Put in prison many times, he made miraculous escapes, quite willing to do anything to get out, including damaging himself beyond belief.
Charles was half Asian and could pass himself off as different nationalities, able to change his appearance with a Sherlock Holmes' amazing skill.
The psychology of the women who follow him, in particular the dull, colorless Canadian woman, Marie-Andree Leclerc, is fascinating. The more Charles abused Marie-Andree, The more she loved him, marrying him even while longing for the sanity and peace of home, a small town in Canada.
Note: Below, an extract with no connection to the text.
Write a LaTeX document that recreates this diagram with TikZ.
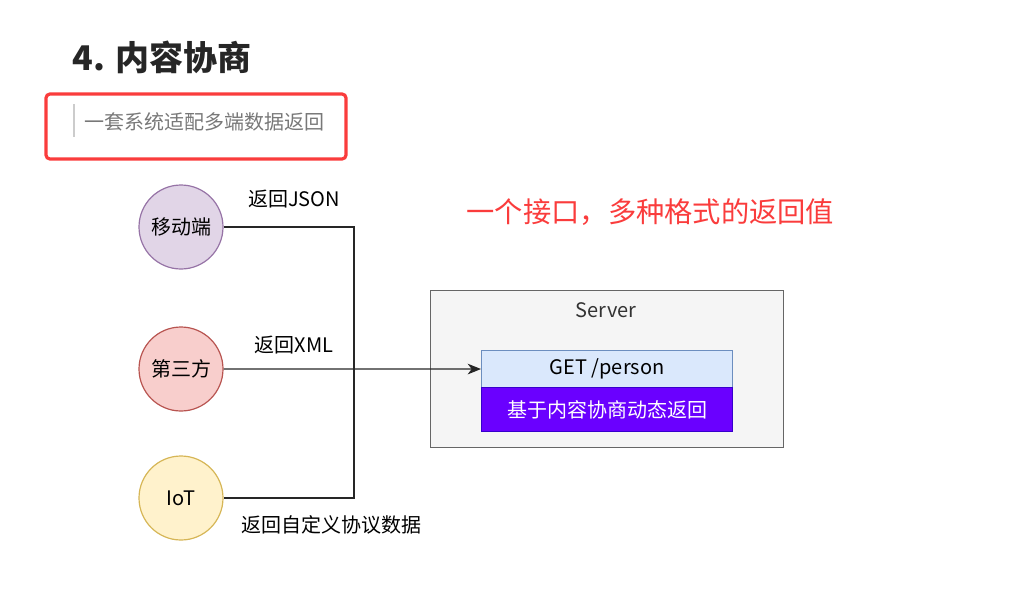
\documentclass[tikz,border=0pt]{standalone}
\usepackage{fontspec}
\setmainfont{Noto Sans CJK SC}
\usetikzlibrary{arrows.meta, positioning}
\definecolor{alertred}{RGB}{250,60,60}
\definecolor{quotegray}{RGB}{120,120,120}
\definecolor{purplefill}{RGB}{225,213,231}
\definecolor{purpleline}{RGB}{150,115,166}
\definecolor{redfill}{RGB}{248,206,204}
\definecolor{redline}{RGB}{184,84,80}
\definecolor{yellowfill}{RGB}{255,242,204}
\definecolor{yellowline}{RGB}{214,182,86}
\definecolor{bluefill}{RGB}{218,232,252}
\definecolor{blueline}{RGB}{108,142,191}
\definecolor{violet}{RGB}{106,0,255}
\definecolor{violetline}{RGB}{55,0,204}

\begin{document}
\begin{tikzpicture}[x=0.75pt, y=-0.75pt,
  client/.style={circle, minimum size=63pt, inner sep=0pt, line width=0.9pt, font=\fontsize{15}{18}\selectfont},
  label/.style={font=\fontsize{15}{18}\selectfont},
  wire/.style={line width=0.9pt, black!85}]
  \useasboundingbox (0,0) rectangle (1017,604);

  % heading and quote
  \node[anchor=west, font=\fontsize{25.5}{30}\selectfont\bfseries, black!85] (title) at (68,57) {4. 内容协商};
  \draw[alertred, line width=2.4pt, rounded corners=3pt] (46,94) rectangle (346,159);
  \draw[black!20, line width=2.2pt] (74,104) -- (74,137);
  \node[anchor=west, font=\fontsize{15}{18}\selectfont, quotegray] (quote) at (80,122) {一套系统适配多端数据返回};
  \node[anchor=west, font=\fontsize{21.2}{25}\selectfont, alertred] (slogan) at (462,212) {一个接口，多种格式的返回值};

  % clients
  \node[client, draw=purpleline, fill=purplefill] (mobile) at (181,227) {移动端};
  \node[client, draw=redline, fill=redfill] (third) at (181,369) {第三方};
  \node[client, draw=yellowline, fill=yellowfill] (iot) at (181,498) {IoT};

  % server
  \node[draw=black!60, fill=black!4, line width=0.8pt, minimum width=264.75pt, minimum height=117.75pt, anchor=north west, inner sep=0pt] (server) at (430,290) {};
  \node[label, black!80] (servername) at (606,310) {Server};
  \node[draw=blueline, fill=bluefill, line width=0.8pt, minimum width=188.25pt, minimum height=27.75pt, anchor=north west, inner sep=0pt, label] (get) at (481,350) {GET /person};
  \node[draw=violetline, fill=violet, text=white, line width=0.8pt, minimum width=188.25pt, minimum height=33pt, anchor=north west, inner sep=0pt, label] (dyn) at (481,387) {基于内容协商动态返回};

  % connectors
  \coordinate (bus) at (354,369);
  \draw[wire] (mobile.east) -| (bus) |- (iot.east);
  \draw[wire, -{Stealth[length=10pt, width=8pt, inset=3pt]}] (third.east) -- (get.west);
  \node[label] (json) at (294,199) {返回JSON};
  \node[label] (xml) at (294,345) {返回XML};
  \node[label] (custom) at (331,525) {返回自定义协议数据};
\end{tikzpicture}
\end{document}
Charles drugged some of his victims, and then kept on giving them poison so that he felt they needed him and loved him. He took care of their possessions until they felt better and able to continue their journey. That result rarely happened. Charles was devastated when the odd one did get away. "But I fed him! I took care of him!" He was seemingly oblivious to the fact that it was he who caused their illness.
"Thompson's evocation of the exotic locales ... and his descriptions of the operations of criminal justice systems on the other side of the world are among the virtues of Serpentine." New York Times Book Review. "...a tale of epic proportions." Library Journal.
If you read the entire book, its last line will knock you off your chair!